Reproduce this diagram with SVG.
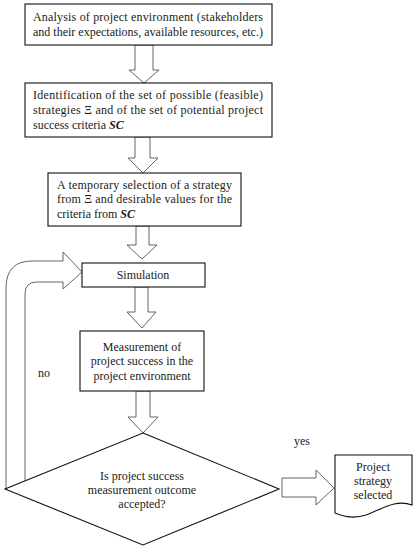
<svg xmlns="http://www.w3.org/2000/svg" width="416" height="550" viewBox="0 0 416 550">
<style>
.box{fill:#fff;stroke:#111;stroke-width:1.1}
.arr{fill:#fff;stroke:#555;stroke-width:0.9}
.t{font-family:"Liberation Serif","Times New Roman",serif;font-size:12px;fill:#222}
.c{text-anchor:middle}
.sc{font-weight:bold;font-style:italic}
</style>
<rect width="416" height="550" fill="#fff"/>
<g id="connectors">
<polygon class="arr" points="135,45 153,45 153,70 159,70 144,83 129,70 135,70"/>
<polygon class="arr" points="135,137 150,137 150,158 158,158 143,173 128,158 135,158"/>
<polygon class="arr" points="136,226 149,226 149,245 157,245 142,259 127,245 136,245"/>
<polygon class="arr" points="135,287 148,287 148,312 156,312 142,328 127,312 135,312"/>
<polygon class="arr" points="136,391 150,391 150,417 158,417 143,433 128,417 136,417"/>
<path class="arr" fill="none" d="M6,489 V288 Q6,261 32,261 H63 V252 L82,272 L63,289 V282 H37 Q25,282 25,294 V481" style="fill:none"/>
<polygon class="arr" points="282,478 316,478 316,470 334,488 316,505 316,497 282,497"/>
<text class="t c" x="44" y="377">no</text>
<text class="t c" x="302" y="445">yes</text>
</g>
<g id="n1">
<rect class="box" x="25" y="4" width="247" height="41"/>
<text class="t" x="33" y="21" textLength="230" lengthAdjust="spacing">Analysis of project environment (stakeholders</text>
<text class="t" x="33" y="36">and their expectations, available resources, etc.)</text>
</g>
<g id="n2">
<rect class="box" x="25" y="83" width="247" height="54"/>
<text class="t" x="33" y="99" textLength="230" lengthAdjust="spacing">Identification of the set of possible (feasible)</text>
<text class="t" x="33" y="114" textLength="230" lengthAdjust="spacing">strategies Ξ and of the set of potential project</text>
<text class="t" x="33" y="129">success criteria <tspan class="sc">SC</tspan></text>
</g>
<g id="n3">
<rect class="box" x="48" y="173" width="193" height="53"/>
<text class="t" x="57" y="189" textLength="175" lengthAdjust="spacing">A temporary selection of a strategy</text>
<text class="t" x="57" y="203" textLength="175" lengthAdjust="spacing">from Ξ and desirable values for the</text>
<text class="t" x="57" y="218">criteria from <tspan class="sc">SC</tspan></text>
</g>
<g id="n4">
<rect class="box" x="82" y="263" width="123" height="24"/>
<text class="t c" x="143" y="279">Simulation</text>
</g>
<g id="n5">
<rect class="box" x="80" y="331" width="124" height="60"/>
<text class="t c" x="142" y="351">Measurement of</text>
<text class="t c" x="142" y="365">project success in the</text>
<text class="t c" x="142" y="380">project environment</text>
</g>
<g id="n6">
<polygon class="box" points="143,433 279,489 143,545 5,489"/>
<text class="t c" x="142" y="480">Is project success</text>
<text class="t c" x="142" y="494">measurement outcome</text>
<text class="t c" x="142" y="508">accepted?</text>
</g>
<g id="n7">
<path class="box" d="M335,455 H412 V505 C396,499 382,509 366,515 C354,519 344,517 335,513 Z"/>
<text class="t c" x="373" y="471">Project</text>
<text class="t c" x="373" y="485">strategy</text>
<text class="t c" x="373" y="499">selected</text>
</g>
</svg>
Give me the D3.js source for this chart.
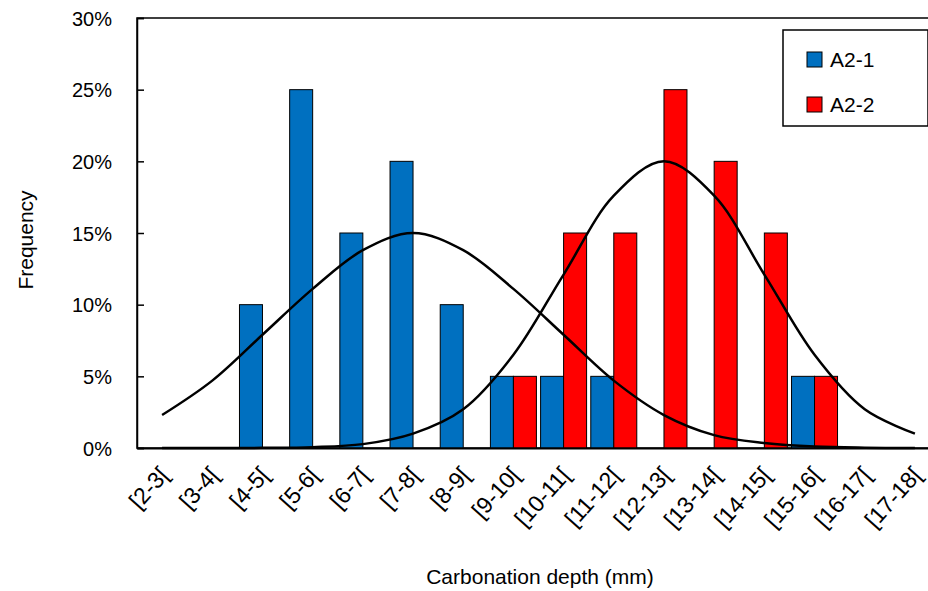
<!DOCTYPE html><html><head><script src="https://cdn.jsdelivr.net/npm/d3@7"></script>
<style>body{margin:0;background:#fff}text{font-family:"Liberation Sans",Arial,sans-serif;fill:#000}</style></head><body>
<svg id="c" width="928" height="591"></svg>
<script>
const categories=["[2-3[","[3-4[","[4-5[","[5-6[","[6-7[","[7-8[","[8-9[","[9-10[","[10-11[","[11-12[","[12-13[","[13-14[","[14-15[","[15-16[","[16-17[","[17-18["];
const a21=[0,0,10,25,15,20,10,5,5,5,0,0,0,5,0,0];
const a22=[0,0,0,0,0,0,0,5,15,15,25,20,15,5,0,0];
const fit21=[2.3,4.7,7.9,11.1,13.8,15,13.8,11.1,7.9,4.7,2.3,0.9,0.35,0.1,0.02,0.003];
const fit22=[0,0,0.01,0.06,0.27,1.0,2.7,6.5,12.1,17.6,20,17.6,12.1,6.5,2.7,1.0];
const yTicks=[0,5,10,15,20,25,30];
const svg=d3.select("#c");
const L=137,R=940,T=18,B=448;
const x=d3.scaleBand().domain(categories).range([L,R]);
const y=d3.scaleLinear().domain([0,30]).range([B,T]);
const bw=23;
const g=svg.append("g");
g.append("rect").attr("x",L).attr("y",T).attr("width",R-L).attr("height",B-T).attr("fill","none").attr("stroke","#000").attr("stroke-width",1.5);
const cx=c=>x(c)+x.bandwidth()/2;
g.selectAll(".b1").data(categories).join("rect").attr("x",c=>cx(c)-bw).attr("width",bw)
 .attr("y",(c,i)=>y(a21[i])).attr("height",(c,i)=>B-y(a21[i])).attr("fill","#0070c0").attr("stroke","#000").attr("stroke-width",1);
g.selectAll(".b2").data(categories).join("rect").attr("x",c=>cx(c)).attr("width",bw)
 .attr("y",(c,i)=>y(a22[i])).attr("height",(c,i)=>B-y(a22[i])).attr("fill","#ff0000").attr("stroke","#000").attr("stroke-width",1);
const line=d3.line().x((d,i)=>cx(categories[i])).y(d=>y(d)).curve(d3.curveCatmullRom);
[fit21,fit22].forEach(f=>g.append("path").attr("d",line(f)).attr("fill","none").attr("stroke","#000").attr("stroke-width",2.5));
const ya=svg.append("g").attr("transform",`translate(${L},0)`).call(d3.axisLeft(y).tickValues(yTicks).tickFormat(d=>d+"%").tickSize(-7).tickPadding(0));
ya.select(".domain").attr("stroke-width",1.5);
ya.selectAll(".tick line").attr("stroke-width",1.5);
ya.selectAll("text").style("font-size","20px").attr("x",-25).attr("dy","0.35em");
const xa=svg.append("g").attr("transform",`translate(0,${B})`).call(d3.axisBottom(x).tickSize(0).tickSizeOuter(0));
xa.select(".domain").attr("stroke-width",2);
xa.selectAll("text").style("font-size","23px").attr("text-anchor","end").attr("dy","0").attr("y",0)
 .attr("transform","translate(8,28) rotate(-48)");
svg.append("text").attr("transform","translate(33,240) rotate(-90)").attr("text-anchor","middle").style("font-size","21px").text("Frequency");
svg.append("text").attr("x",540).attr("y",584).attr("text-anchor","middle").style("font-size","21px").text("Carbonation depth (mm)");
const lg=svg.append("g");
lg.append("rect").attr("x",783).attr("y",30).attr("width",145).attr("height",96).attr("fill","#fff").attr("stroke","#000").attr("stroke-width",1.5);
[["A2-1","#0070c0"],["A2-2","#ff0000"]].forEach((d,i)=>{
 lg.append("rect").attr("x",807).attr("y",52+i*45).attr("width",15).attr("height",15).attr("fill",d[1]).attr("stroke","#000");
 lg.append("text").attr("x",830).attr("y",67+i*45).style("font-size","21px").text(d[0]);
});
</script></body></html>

++++++++++

PROBLEM STATEMENT: Copy every line in the entries above that has the string "this" in it.

EXPECTED OUTPUT:
Reproduce this diagram with SVG.
Give me the D3.js source for this chart.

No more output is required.